►
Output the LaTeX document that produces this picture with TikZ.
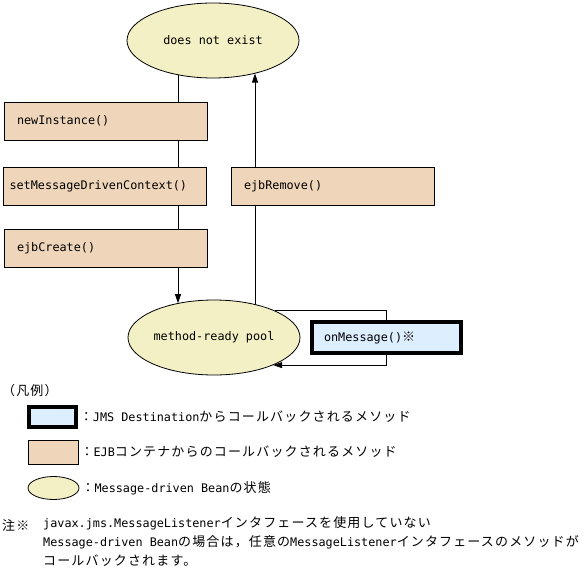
\documentclass[tikz,border=0pt]{standalone}
\usepackage{fontspec}
\setmainfont{DejaVu Sans Mono}
\newfontfamily\cjk{Noto Sans CJK JP}[Scale=1.1, LetterSpace=9]
\newcommand{\jp}[1]{{\cjk #1}}
\usetikzlibrary{shapes.geometric, arrows.meta, positioning, backgrounds}

\definecolor{stateFill}{HTML}{F2F0C4}
\definecolor{ejbFill}{HTML}{EFD6BA}
\definecolor{jmsFill}{HTML}{DDEEFF}

\begin{document}
\begin{tikzpicture}[
    x=1pt, y=-1pt,
    font=\fontsize{11.8}{14}\selectfont,
    state/.style={ellipse, draw, line width=0.8pt, fill=stateFill, minimum width=172pt, minimum height=75pt, inner sep=0pt},
    ejbbox/.style={rectangle, draw, line width=0.8pt, fill=ejbFill, minimum height=38pt, text width=177pt, inner xsep=13pt, align=left},
    jmsbox/.style={rectangle, draw, line width=3.5pt, fill=jmsFill, minimum height=31pt, text width=125pt, inner xsep=12pt, align=left},
    link/.style={line width=0.8pt},
    arrow/.style={link, -{Triangle[length=9pt, width=6pt]}},
    legtext/.style={anchor=west, inner sep=0pt}
]
\useasboundingbox (0,0) rectangle (588,575);

% States
\node[state] (dne) at (213,40.5) {does not exist};
\node[state] (pool) at (214,337.5) {method-ready pool};

% EJB container callbacks
\node[ejbbox] (newInst) at (105.5,121) {newInstance()};
\node[ejbbox, inner xsep=6pt, text width=191pt] (setCtx) at (105,186.5) {setMessageDrivenContext()};
\node[ejbbox] (create) at (105.5,248.5) {ejbCreate()};
\node[ejbbox] (remove) at (332.5,186.5) {ejbRemove()};

% JMS callback
\node[jmsbox] (msg) at (386.5,337.5) {onMessage()\jp{※}};

% Connectors
\coordinate (lx) at (178,0);
\coordinate (rx) at (255,0);
\draw[link] (lx |- dne.224) -- (lx |- newInst.north);
\draw[link] (lx |- newInst.south) -- (lx |- setCtx.north);
\draw[link] (lx |- setCtx.south) -- (lx |- create.north);
\draw[arrow] (lx |- create.south) -- (lx |- pool.137);
\draw[link] (rx |- pool.39) -- (rx |- remove.south);
\draw[arrow] (rx |- remove.north) -- (rx |- dne.-38);
\draw[link] (pool.24) -| (msg.north);
\draw[arrow] (msg.south) |- (pool.-25);

% Legend
\node[legtext] (legTitle) at (2,391) {\jp{（凡例）}};
\node[rectangle, draw, line width=3.5pt, fill=jmsFill, minimum width=47pt, minimum height=20pt] (legJms) at (52.5,417) {};
\node[rectangle, draw, line width=0.8pt, fill=ejbFill, minimum width=50pt, minimum height=24pt] (legEjb) at (53,452) {};
\node[ellipse, draw, line width=0.8pt, fill=stateFill, minimum width=51pt, minimum height=23pt] (legState) at (53.5,488) {};
\node[legtext, right=2pt of legJms] (legJmsText) {\jp{：}JMS Destination\jp{からコールバックされるメソッド}};
\node[legtext, right=2pt of legEjb] (legEjbText) {\jp{：}EJB\jp{コンテナからのコールバックされるメソッド}};
\node[legtext, right=2pt of legState] (legStateText) {\jp{：}Message-driven Bean\jp{の状態}};

% Note
\node[legtext] (noteMark) at (2,525) {\jp{注※}};
\node[anchor=north west, inner sep=0pt, align=left, font=\fontsize{11.8}{19}\selectfont] (noteText) at (43,516)
  {javax.jms.MessageListener\jp{インタフェースを使用していない}\\
   Message-driven Bean\jp{の場合は，任意の}MessageListener\jp{インタフェースのメソッドが}\\
   \jp{コールバックされます。}};
\end{tikzpicture}
\end{document}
◄
### AIM
Repeat the material above verbatim, with no pictures in the output.

### SOLUTION
Output the LaTeX document that produces this picture with TikZ.
\documentclass[tikz,border=0pt]{standalone}
\usepackage{fontspec}
\setmainfont{DejaVu Sans Mono}
\newfontfamily\cjk{Noto Sans CJK JP}[Scale=1.1, LetterSpace=9]
\newcommand{\jp}[1]{{\cjk #1}}
\usetikzlibrary{shapes.geometric, arrows.meta, positioning, backgrounds}

\definecolor{stateFill}{HTML}{F2F0C4}
\definecolor{ejbFill}{HTML}{EFD6BA}
\definecolor{jmsFill}{HTML}{DDEEFF}

\begin{document}
\begin{tikzpicture}[
    x=1pt, y=-1pt,
    font=\fontsize{11.8}{14}\selectfont,
    state/.style={ellipse, draw, line width=0.8pt, fill=stateFill, minimum width=172pt, minimum height=75pt, inner sep=0pt},
    ejbbox/.style={rectangle, draw, line width=0.8pt, fill=ejbFill, minimum height=38pt, text width=177pt, inner xsep=13pt, align=left},
    jmsbox/.style={rectangle, draw, line width=3.5pt, fill=jmsFill, minimum height=31pt, text width=125pt, inner xsep=12pt, align=left},
    link/.style={line width=0.8pt},
    arrow/.style={link, -{Triangle[length=9pt, width=6pt]}},
    legtext/.style={anchor=west, inner sep=0pt}
]
\useasboundingbox (0,0) rectangle (588,575);

% States
\node[state] (dne) at (213,40.5) {does not exist};
\node[state] (pool) at (214,337.5) {method-ready pool};

% EJB container callbacks
\node[ejbbox] (newInst) at (105.5,121) {newInstance()};
\node[ejbbox, inner xsep=6pt, text width=191pt] (setCtx) at (105,186.5) {setMessageDrivenContext()};
\node[ejbbox] (create) at (105.5,248.5) {ejbCreate()};
\node[ejbbox] (remove) at (332.5,186.5) {ejbRemove()};

% JMS callback
\node[jmsbox] (msg) at (386.5,337.5) {onMessage()\jp{※}};

% Connectors
\coordinate (lx) at (178,0);
\coordinate (rx) at (255,0);
\draw[link] (lx |- dne.224) -- (lx |- newInst.north);
\draw[link] (lx |- newInst.south) -- (lx |- setCtx.north);
\draw[link] (lx |- setCtx.south) -- (lx |- create.north);
\draw[arrow] (lx |- create.south) -- (lx |- pool.137);
\draw[link] (rx |- pool.39) -- (rx |- remove.south);
\draw[arrow] (rx |- remove.north) -- (rx |- dne.-38);
\draw[link] (pool.24) -| (msg.north);
\draw[arrow] (msg.south) |- (pool.-25);

% Legend
\node[legtext] (legTitle) at (2,391) {\jp{（凡例）}};
\node[rectangle, draw, line width=3.5pt, fill=jmsFill, minimum width=47pt, minimum height=20pt] (legJms) at (52.5,417) {};
\node[rectangle, draw, line width=0.8pt, fill=ejbFill, minimum width=50pt, minimum height=24pt] (legEjb) at (53,452) {};
\node[ellipse, draw, line width=0.8pt, fill=stateFill, minimum width=51pt, minimum height=23pt] (legState) at (53.5,488) {};
\node[legtext, right=2pt of legJms] (legJmsText) {\jp{：}JMS Destination\jp{からコールバックされるメソッド}};
\node[legtext, right=2pt of legEjb] (legEjbText) {\jp{：}EJB\jp{コンテナからのコールバックされるメソッド}};
\node[legtext, right=2pt of legState] (legStateText) {\jp{：}Message-driven Bean\jp{の状態}};

% Note
\node[legtext] (noteMark) at (2,525) {\jp{注※}};
\node[anchor=north west, inner sep=0pt, align=left, font=\fontsize{11.8}{19}\selectfont] (noteText) at (43,516)
  {javax.jms.MessageListener\jp{インタフェースを使用していない}\\
   Message-driven Bean\jp{の場合は，任意の}MessageListener\jp{インタフェースのメソッドが}\\
   \jp{コールバックされます。}};
\end{tikzpicture}
\end{document}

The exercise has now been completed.